Of course, the failures of the foster care system are not necessarily an endorsement of the orphanage system that it replaced. Foster kids who commit juvenile crime also seem to do better with trained foster parents than in juvenile lockups. One possibility might be to reduce the need for foster care by giving families more economic resources before they fall apart, since child neglect is also the handmaiden of poverty in the United States.
Almost by definition, foster children have, on average, had parents who weren't able to function and early childhoods that featured abuse or neglect. So, this is not a group of children who had great life prospects in the best of times. But, we could hope for a system that does not harm and provides more support to a group of highly at risk children than we would to children who have had upbringings unlikely to include neglect or abuse, unlikely to include totally dysfunctional parents, and likely to involve a continuing source of parental support in an era when most young adults don't leave the family home or cease to receive economic support from family for years after turning eighteen.

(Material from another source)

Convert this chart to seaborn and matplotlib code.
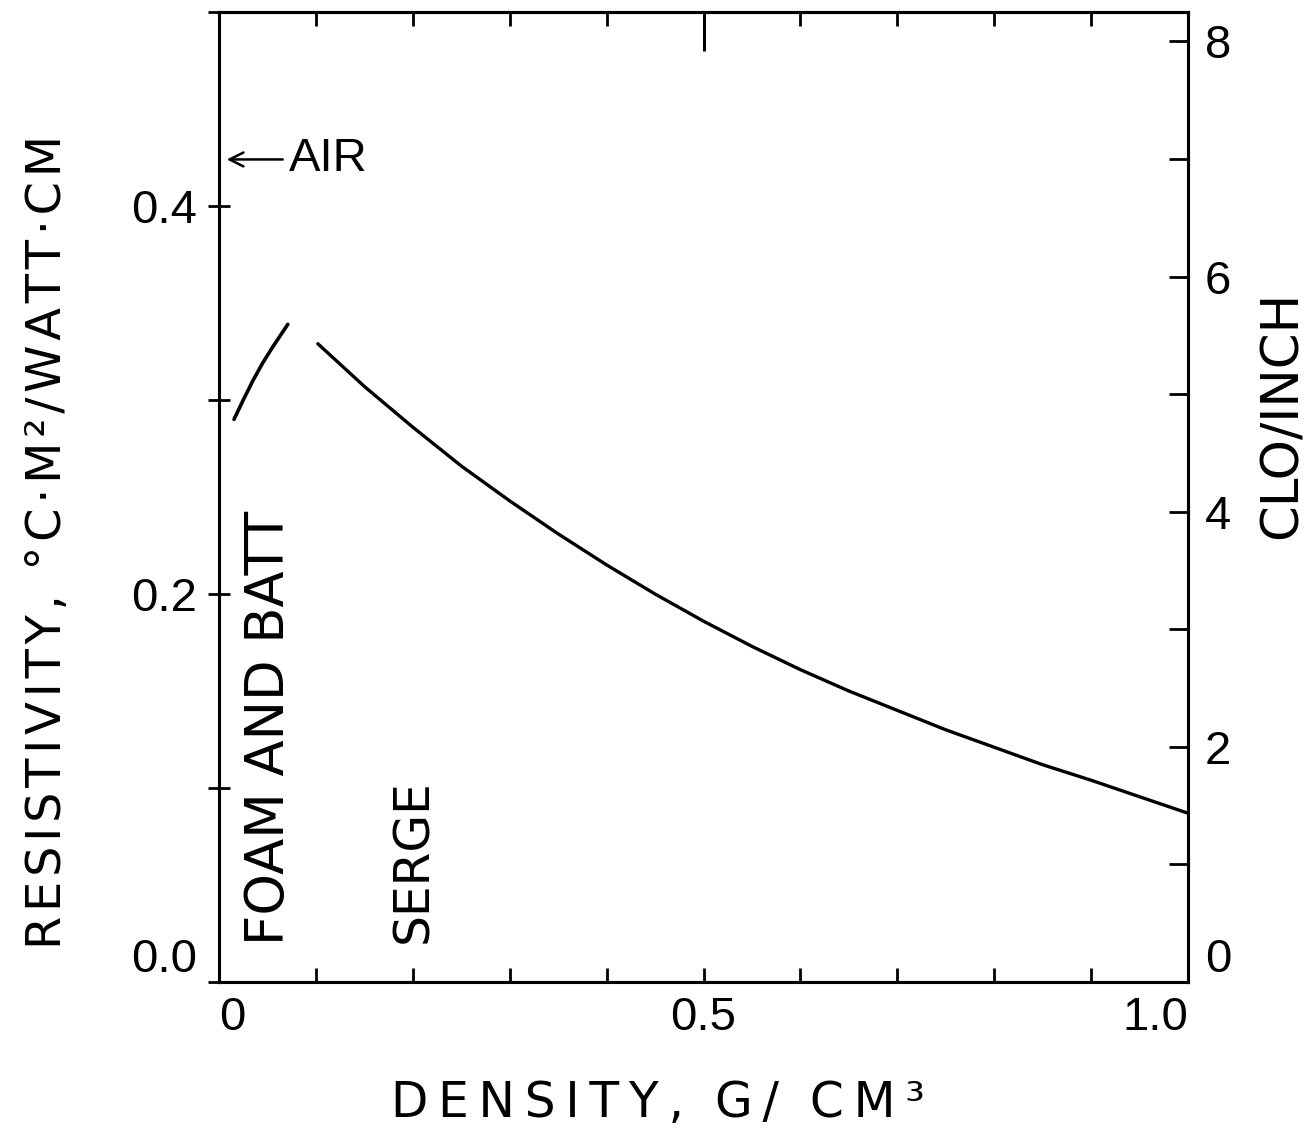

Shouldn't kids who were screwed over badly at least once, and deprived of their parents by state action in most cases, be entitled to an extra break, rather than held to strict libertarian standards of total self-sufficiency from the moment that they become adults?
Care for foster children makes up a trivial share of the total welfare system cost, yet they are among the most blameless for their own plights, so a more generous approach might be appropriate.